Tower Semiconductor reported a sharp year-over-year increase in first-quarter 2026 profit and guided for what it said will be the highest quarterly revenue in company history. Growth is being driven by accelerating demand in silicon photonics and related technologies tied to AI data center infrastructure. The update is materially positive for the stock, with earnings strength and a record-revenue outlook signaling improving fundamentals.

Analysis

This is less a one-quarter earnings story than a capacity-validation event for the AI optical interconnect stack. If Tower is seeing accelerating pull from silicon photonics, the second-order implication is that hyperscaler capex is migrating from compute-only spend toward the less glamorous but more capacity-constrained bottlenecks: lasers, modulators, packaging, and foundry process steps that are hard to re-source quickly. That tends to favor specialty foundries and advanced packaging ecosystems with process stickiness, while pressuring merchant silicon players that are still waiting for design win conversion. The market may still be underestimating the duration of the demand curve because photonics ramps often look like a step-function once qualification clears, not a linear trend.
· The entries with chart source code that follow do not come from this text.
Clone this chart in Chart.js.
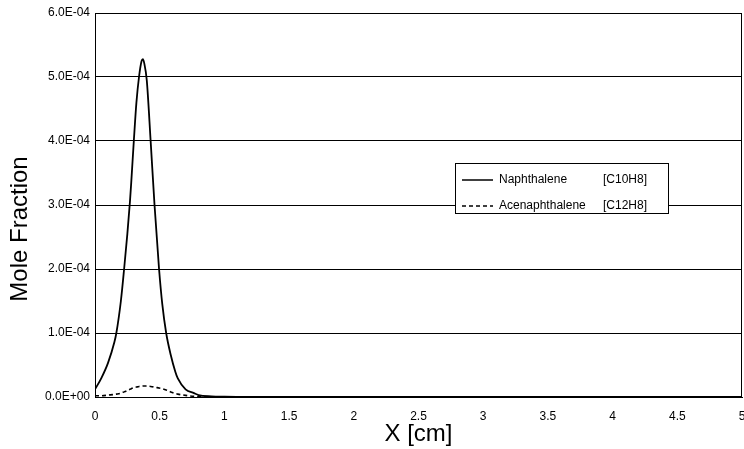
<!DOCTYPE html>
<html>
<head>
<meta charset="utf-8">
<script src="https://cdn.jsdelivr.net/npm/chart.js@4/dist/chart.umd.min.js"></script>
<style>
  html, body { margin: 0; padding: 0; background: #fff; }
  #wrap { position: relative; width: 744px; height: 449px; }
</style>
</head>
<body>
<div id="wrap"><canvas id="c" width="744" height="449"></canvas></div>
<script>
// ---- data ----
const xValues = [0, 0.05, 0.1, 0.15, 0.165, 0.2, 0.225, 0.25, 0.27, 0.28,
                 0.3, 0.32, 0.34, 0.36, 0.37, 0.38, 0.4, 0.43, 0.46, 0.495,
                 0.52, 0.55, 0.585, 0.62, 0.64, 0.7, 0.765, 0.8, 0.9, 1.0,
                 1.5, 2, 2.5, 3, 3.5, 4, 4.5, 5];
const naphthalene = [1.2e-5, 3.0e-5, 5.3e-5, 8.6e-5, 1.0e-4, 1.5e-4, 2.0e-4, 2.55e-4, 3.05e-4, 3.35e-4,
                     4.0e-4, 4.6e-4, 5.0e-4, 5.25e-4, 5.28e-4, 5.22e-4, 4.95e-4, 4.0e-4, 3.0e-4, 2.0e-4,
                     1.45e-4, 1.0e-4, 6.6e-5, 4.0e-5, 2.9e-5, 1.2e-5, 6e-6, 3e-6, 1e-6, 5e-7,
                     0, 0, 0, 0, 0, 0, 0, 0];
const acenaphthalene = [2e-6, 2e-6, 3e-6, 4e-6, 4.5e-6, 6e-6, 8e-6, 1.0e-5, 1.2e-5, 1.3e-5,
                        1.45e-5, 1.55e-5, 1.65e-5, 1.7e-5, 1.72e-5, 1.73e-5, 1.7e-5, 1.65e-5, 1.55e-5, 1.4e-5,
                        1.3e-5, 1.1e-5, 8e-6, 5.5e-6, 4.5e-6, 2.5e-6, 1e-6, 5e-7, 0, 0,
                        0, 0, 0, 0, 0, 0, 0, 0];
const seriesLabels = ['Naphthalene', 'Acenaphthalene'];
const seriesFormulas = ['[C10H8]', '[C12H8]'];
const yTickValues = [0, 1e-4, 2e-4, 3e-4, 4e-4, 5e-4, 6e-4];
const xTitle = 'X [cm]';
const yTitle = 'Mole Fraction';

function fmtE(v) {
  if (Math.abs(v) < 1e-12) return '0.0E+00';
  const s = v.toExponential(1);            // e.g. "6.0e-4"
  const [m, e] = s.split('e');
  const n = parseInt(e, 10);
  const sign = n < 0 ? '-' : '+';
  const d = String(Math.abs(n)).padStart(2, '0');
  return m + 'E' + sign + d;
}

const toPts = (ys) => xValues.map((x, i) => ({ x: x, y: ys[i] }));

const frameAndTitles = {
  id: 'frameAndTitles',
  afterDraw(chart) {
    const { ctx, chartArea: a } = chart;
    ctx.save();
    // plot frame
    ctx.strokeStyle = '#000';
    ctx.lineWidth = 1;
    ctx.strokeRect(a.left + 0.5, a.top + 0.5, a.right - a.left - 1, a.bottom - a.top);
    // y title
    ctx.fillStyle = '#000';
    ctx.font = '24px "Liberation Sans", Arial, sans-serif';
    ctx.translate(20, 229);
    ctx.rotate(-Math.PI / 2);
    ctx.textAlign = 'center';
    ctx.textBaseline = 'middle';
    ctx.fillText(yTitle, 0, 0);
    ctx.restore();

    // legend box
    ctx.save();
    const bx = 455, by = 163, bw = 213, bh = 50;
    ctx.fillStyle = '#fff';
    ctx.fillRect(bx, by, bw, bh);
    ctx.strokeStyle = '#000';
    ctx.lineWidth = 1;
    ctx.strokeRect(bx + 0.5, by + 0.5, bw, bh);
    ctx.font = '12px "Liberation Sans", Arial, sans-serif';
    ctx.fillStyle = '#000';
    ctx.textBaseline = 'middle';
    const rows = [180, 206];
    chart.data.datasets.forEach((ds, i) => {
      const y = rows[i];
      ctx.beginPath();
      ctx.setLineDash(ds.borderDash || []);
      ctx.lineWidth = 1.5;
      ctx.moveTo(462, y);
      ctx.lineTo(493, y);
      ctx.stroke();
      ctx.setLineDash([]);
      ctx.textAlign = 'left';
      ctx.fillText(seriesLabels[i], 499, y);
      ctx.fillText(seriesFormulas[i], 603, y);
    });
    ctx.restore();
  }
};

new Chart(document.getElementById('c'), {
  type: 'line',
  data: {
    datasets: [
      {
        label: seriesLabels[0] + ' ' + seriesFormulas[0],
        data: toPts(naphthalene),
        borderColor: '#000',
        borderWidth: 1.8,
        pointRadius: 0,
        cubicInterpolationMode: 'monotone',
        fill: false
      },
      {
        label: seriesLabels[1] + ' ' + seriesFormulas[1],
        data: toPts(acenaphthalene),
        borderColor: '#000',
        borderWidth: 1.6,
        borderDash: [4, 3],
        pointRadius: 0,
        cubicInterpolationMode: 'monotone',
        fill: false
      }
    ]
  },
  options: {
    responsive: false,
    animation: false,
    devicePixelRatio: 1,
    layout: { padding: { top: 13, right: 2, bottom: 0, left: 0 } },
    plugins: {
      legend: { display: false },
      tooltip: { enabled: false }
    },
    scales: {
      x: {
        type: 'linear',
        min: 0,
        max: 5,
        afterFit(s) { s.height = 52; s.paddingRight = 0; s.paddingLeft = 0; },
        ticks: {
          stepSize: 0.5,
          padding: 4,
          color: '#000',
          maxRotation: 0,
          font: { family: '"Liberation Sans", Arial, sans-serif', size: 12 },
          callback: (v) => String(Math.round(v * 10) / 10)
        },
        grid: { display: false },
        border: { display: true, color: '#000', width: 1 },
        title: {
          display: true,
          text: xTitle,
          color: '#000',
          font: { family: '"Liberation Sans", Arial, sans-serif', size: 24 },
          padding: { top: 0, bottom: 0 }
        }
      },
      y: {
        min: 0,
        max: 6e-4,
        afterFit(s) { s.width = 95; },
        afterBuildTicks(s) { s.ticks = yTickValues.map(v => ({ value: v })); },
        ticks: {
          padding: 5,
          color: '#000',
          font: { family: '"Liberation Sans", Arial, sans-serif', size: 12 },
          callback: (v) => fmtE(v)
        },
        grid: { color: '#000', lineWidth: 1, drawTicks: false },
        border: { display: true, color: '#000', width: 1 }
      }
    }
  },
  plugins: [frameAndTitles]
});
</script>
</body>
</html>
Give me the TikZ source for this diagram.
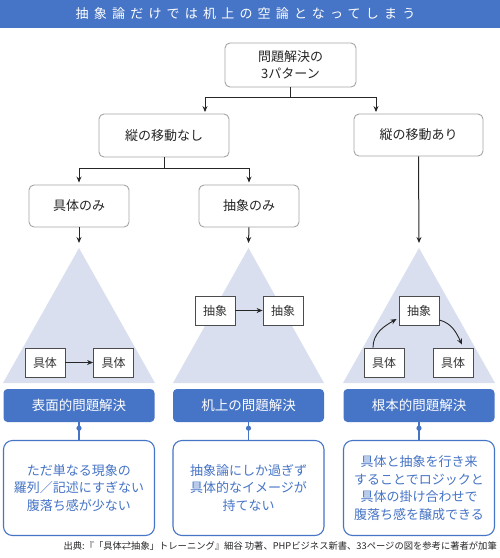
\documentclass[tikz,border=0pt]{standalone}
\usepackage{fontspec}
\setmainfont{Noto Sans CJK JP}
\newfontfamily\titlefont[LetterSpace=40]{Noto Sans CJK JP}
\usetikzlibrary{arrows.meta}
\definecolor{myblue}{RGB}{70,116,198}
\definecolor{tri}{RGB}{217,223,238}
\definecolor{boxgray}{RGB}{165,165,165}
\begin{document}
\begin{tikzpicture}[x=1pt,y=-1pt,
  gbox/.style={draw=boxgray,rounded corners=5pt,fill=white,line width=0.9pt,
    font=\fontsize{13}{17}\selectfont,text=black!85,align=center,inner sep=0pt},
  sbox/.style={draw=black!70,fill=white,line width=0.8pt,minimum width=40pt,
    minimum height=29pt,inner sep=0pt,font=\fontsize{12}{14}\selectfont,text=black!80},
  bar/.style={fill=myblue,rounded corners=4pt,text=white,minimum width=151pt,
    minimum height=33pt,inner sep=0pt,font=\fontsize{13.5}{16}\selectfont},
  rbox/.style={draw=myblue,rounded corners=9pt,line width=1.1pt,text=myblue,fill=white,
    minimum width=151pt,minimum height=95pt,inner sep=0pt,align=center,
    font=\fontsize{13}{17.8}\selectfont},
  arr/.style={-{Stealth[length=6pt,width=5pt]},line width=1pt,draw=black!85},
  ln/.style={line width=1pt,draw=black!85},
  tria/.style={fill=tri,draw=none},
  dotline/.style={draw=myblue,line width=1.1pt},
]
\useasboundingbox (0,0) rectangle (500,558);
% title bar
\fill[myblue] (0,0) rectangle (500,28);
\node[text=white,font=\titlefont\fontsize{13}{15}\selectfont] (title) at (245.5,14) {抽象論だけでは机上の空論となってしまう};

% boxes
\node[gbox,minimum width=131pt,minimum height=44pt] (top) at (290.5,65) {問題解決の\\3パターン};
\node[gbox,minimum width=130pt,minimum height=43pt] (n1) at (164,135.5) {縦の移動なし};
\node[gbox,minimum width=129pt,minimum height=42pt] (n2) at (418.5,135) {縦の移動あり};
\node[gbox,minimum width=100pt,minimum height=42pt] (g1) at (79,206) {具体のみ};
\node[gbox,minimum width=100pt,minimum height=42pt] (g2) at (249,206) {抽象のみ};

% connectors
\coordinate (j0) at (290.5,97.7);
\draw[ln] (top.south) -- (j0);
\draw[arr] (j0) -| ([xshift=41pt,yshift=1.5pt]n1.north);
\draw[arr] (j0) -| ([xshift=-42.5pt,yshift=1.5pt]n2.north);
\coordinate (j1) at (164,168.5);
\draw[ln] (n1.south) -- (j1);
\draw[arr] (j1) -| ([yshift=2pt]g1.north);
\draw[arr] (j1) -| ([yshift=2pt]g2.north);

% triangles
\coordinate (t1) at (79,248);
\coordinate (t2) at (248.5,248);
\coordinate (t3) at (419,248);
\fill[tria] (t1) -- (3,383) -- (155,383) -- cycle;
\fill[tria] (t2) -- (173,383) -- (324,383) -- cycle;
\fill[tria] (t3) -- (343,383) -- (495,383) -- cycle;
\draw[arr] (g1.south) -- ([yshift=5pt]t1);
\draw[arr] (g2.south) -- ([yshift=5pt]t2);
\draw[arr] (n2.south) -- ([yshift=5pt]t3);

% small boxes
\node[sbox] (lk1) at (45,362.5) {具体};
\node[sbox] (lk2) at (113.5,362.5) {具体};
\draw[arr,line width=0.9pt] (lk1) -- (lk2);
\node[sbox] (ma1) at (215,310.5) {抽象};
\node[sbox] (ma2) at (283,310.5) {抽象};
\draw[arr,line width=0.9pt] (ma1) -- (ma2);
\node[sbox] (ra) at (419,310.5) {抽象};
\node[sbox] (rk1) at (384,362.5) {具体};
\node[sbox] (rk2) at (453,362.5) {具体};
\draw[arr,line width=0.9pt] ([xshift=-11pt]rk1.north) to[out=90,in=210] ([xshift=-2pt,yshift=-8.5pt]ra.west);
\draw[arr,line width=0.9pt] ([yshift=-9.5pt]ra.east) to[out=-15,in=115] ([xshift=9pt,yshift=3pt]rk2.north);

% bars
\node[bar] (b1) at (79,405.5) {表面的問題解決};
\node[bar] (b2) at (248.5,405.5) {机上の問題解決};
\node[bar] (b3) at (419,405.5) {根本的問題解決};

% result boxes
\node[rbox] (r1) at (79,488) {ただ単なる現象の\\羅列／記述にすぎない\\腹落ち感が少ない};
\node[rbox] (r2) at (248.5,488) {抽象論にしか過ぎず\\具体的なイメージが\\持てない};
\node[rbox] (r3) at (419,488) {具体と抽象を行き来\\することでロジックと\\具体の掛け合わせで\\腹落ち感を醸成できる};

\foreach \b/\r in {b1/r1,b2/r2,b3/r3}{
  \draw[dotline] (\b.south) -- (\r.north);
  \fill[myblue] ([yshift=-6pt]\b.south) circle (2.6pt);
}

% source
\node[anchor=east,inner sep=0pt,font=\fontsize{9.3}{11}\selectfont,text=black!85] (src) at (497,545.5) {出典:『「具体⇄抽象」トレーニング』細谷 功著、PHPビジネス新書、33ページの図を参考に著者が加筆};
\end{tikzpicture}
\end{document}
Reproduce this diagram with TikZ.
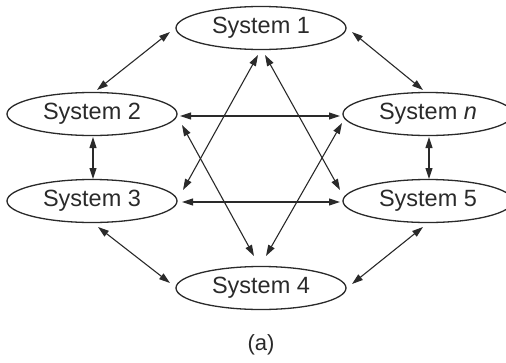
\documentclass[tikz,border=0pt]{standalone}
\usepackage{fontspec}
\setmainfont{Liberation Sans}
\usetikzlibrary{shapes.geometric,arrows.meta,calc}
\definecolor{ink}{HTML}{2A2A2A}
\begin{document}
\begin{tikzpicture}[x=1pt,y=-1pt,
  sysbox/.style={ellipse,draw=ink,line width=1.3pt,minimum width=170pt,minimum height=43pt,inner sep=0pt,text=ink,font=\fontsize{23.5}{26}\selectfont},
  link/.style={draw=ink,line width=1.1pt,{Triangle[length=11pt,width=7pt]}-{Triangle[length=11pt,width=7pt]}}]
\useasboundingbox[fill=white] (0,0) rectangle (506,362);
\node[sysbox] (s1) at (261,28) {System 1};
\node[sysbox] (s2) at (92,114) {System 2};
\node[sysbox] (sn) at (428,114) {System \textit{n}};
\node[sysbox] (s3) at (92,201) {System 3};
\node[sysbox] (s5) at (428,201) {System 5};
\node[sysbox] (s4) at (261,288) {System 4};
\node[text=ink,font=\fontsize{22}{26}\selectfont] (cap) at (261,345) {(a)};
% ring
\draw[link] ($(s1)+(-91,4)$) -- ($(s2)+(5,-24)$);
\draw[link] ($(s1)+(91,4)$) -- ($(sn)+(-5,-24)$);
\draw[link] ($(s2)+(1,23)$) -- ($(s3)+(1,-22)$);
\draw[link] ($(sn)+(1,23)$) -- ($(s5)+(1,-22)$);
\draw[link] ($(s3)+(6,26)$) -- ($(s4)+(-91,-5)$);
\draw[link] ($(s5)+(-5,26)$) -- ($(s4)+(91,-4)$);
% horizontals
\draw[link] ($(s2)+(88,2)$) -- ($(sn)+(-88,2)$);
\draw[link] ($(s3)+(90,1)$) -- ($(s5)+(-88,1)$);
% diagonals
\draw[link] ($(s1)+(-3,27)$) -- ($(s3)+(91,-11)$);
\draw[link] ($(s1)+(4,27)$) -- ($(s5)+(-88,-11)$);
\draw[link] ($(s4)+(-7,-32)$) -- ($(s2)+(90,11)$);
\draw[link] ($(s4)+(5,-32)$) -- ($(sn)+(-86,9)$);
\end{tikzpicture}
\end{document}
If this demand is tied to AI data-center networking, the operating leverage can persist for multiple quarters as backlog converts and customers dual-source reluctantly. The loser set is likely broader than named competitors: any vendor reliant on copper interconnect content, lower-end networking silicon, or undifferentiated CMOS capacity could see mix pressure as AI systems reallocate dollars toward optical infrastructure. The main risk is that the enthusiasm gets ahead of actual wafer starts and packaging throughput. The next 1-2 quarters matter more than the headline guide: if customer concentration is high, a single hyperscaler pause, inventory digestion, or qualification delay can quickly compress the narrative. Over 12-24 months, the bigger risk is that new capacity from peers and captive supply chains reduces pricing power just as the market capitalizes peak growth. Consensus likely still treats this as an earnings beat-plus-guide stock rather than a strategic bottleneck beneficiary. That leaves room for a rerating, but not a straight-line one: the better setup is to own it into evidence of sustained demand and use strength to fade if valuation starts discounting a perfect photonics cycle. The most interesting contrarian angle is that the revenue inflection may be signaling a broader AI networking spending wave, which would lift the whole optical supply chain more than Tower alone.